Cross-Curriculum Considerations: The Sources and Dramaturgy of JC
Plutarch, Appian, and Suetonius figured heavily in Shakespeare’s school room, and their presence in his adaptation of the tale of the civil war that ensued following the assassination of the titular character at the heart of our seminar is undeniable. The availability of the primary sources Shakespeare had in mind while writing offers, students and teachers the unique opportunity to see the throughline of an artist at work and the research he had in mind while writing. This session will connect the world history your students study to the practices of writing for the stage and the challenges inherent in modifying accepted historical understanding for a new use. We will challenge you to try finding your own primary sources available in contemporary and current historical documents and put on your playwright hat to bring the stories to life yourselves.
The Second Half
(bonus session with material not available in the Study Guide!)
The bulk of materials available to help teachers teach Julius Caesar focus on acts 1-3, with very little guidance or help to examine the weird staging and human moments between the heroes and villains as they go to war and wrestle with victory and death. Teachers know that it is no simple task to discuss suicide, male friendship, slavery, war–or, heck, even ghosts–with students. Through the lens of staging challenges, we will wrestle with the topics–how realistic we can be, how to portray this world honestly, and how to wrestle with the big questions each area raises for students–and ourselves.
Playing with Cue Scripts
The first step to tearing down the monolith that 400 years of scholarship has built around Shakespeare is one that he used himself. Shakespeare and his actors did not read the full text of the plays he wrote, but instead, each worked with their own part–and the tools Shakespeare provided in that document. This culmination of our time together will give you the chance to apply the topics we have discussed and add in the last ingredient–careful listening and attention to detail. We will stage the assassination of Caesar and the subsequent reading of the will as Shakespeare’s actors would have and see what playing with the text in the way Shakespeare’s actors did can do for your students’ joy in discovery.

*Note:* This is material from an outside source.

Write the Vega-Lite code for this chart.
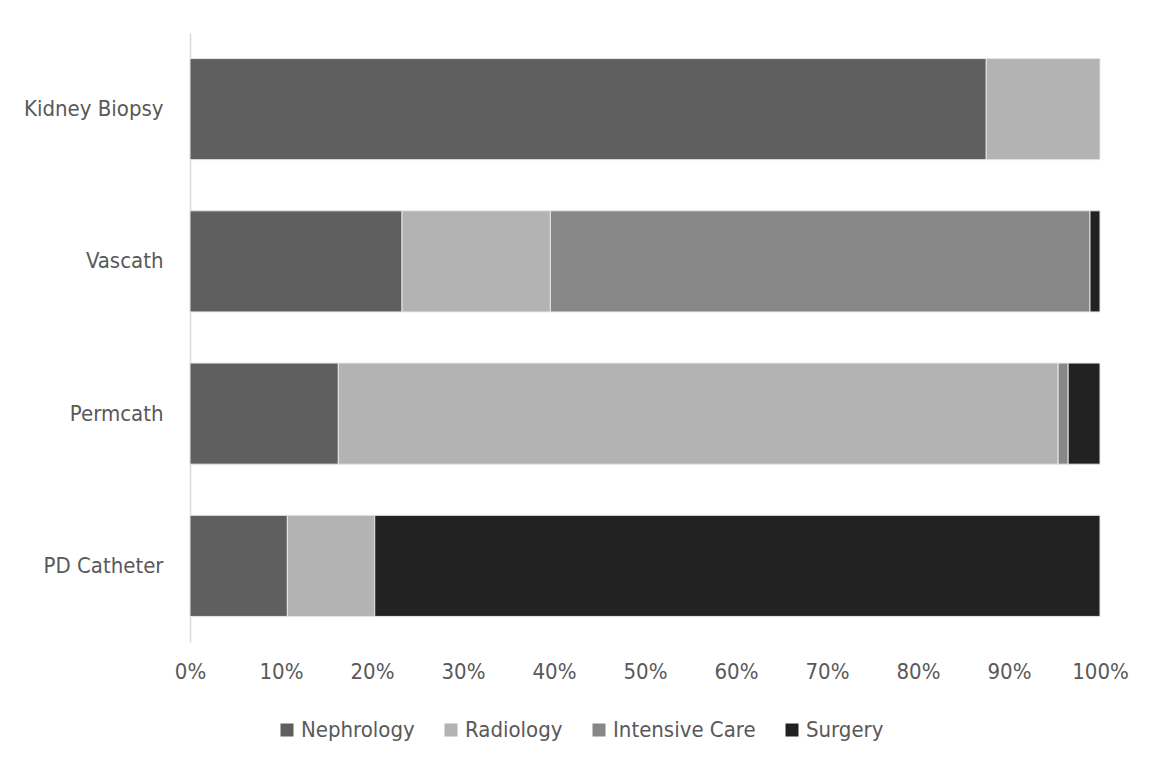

Bathe our hands in Caesar’s blood
Using new scholarship just produced by our masters program in Shakespeare and Performance at Mary Baldwin, we will dive in (up to the elbows) and show you innovative and safe (and fun) ways to help your students close-read for clues. One of our most popular workshops, this particular exploration expands to work with Macbeth, Titus Andronicus and a number of other titles and enlivens schools across the country as our ASC teacher alums introduce the possibility it offers to their students. Prepare to get messy!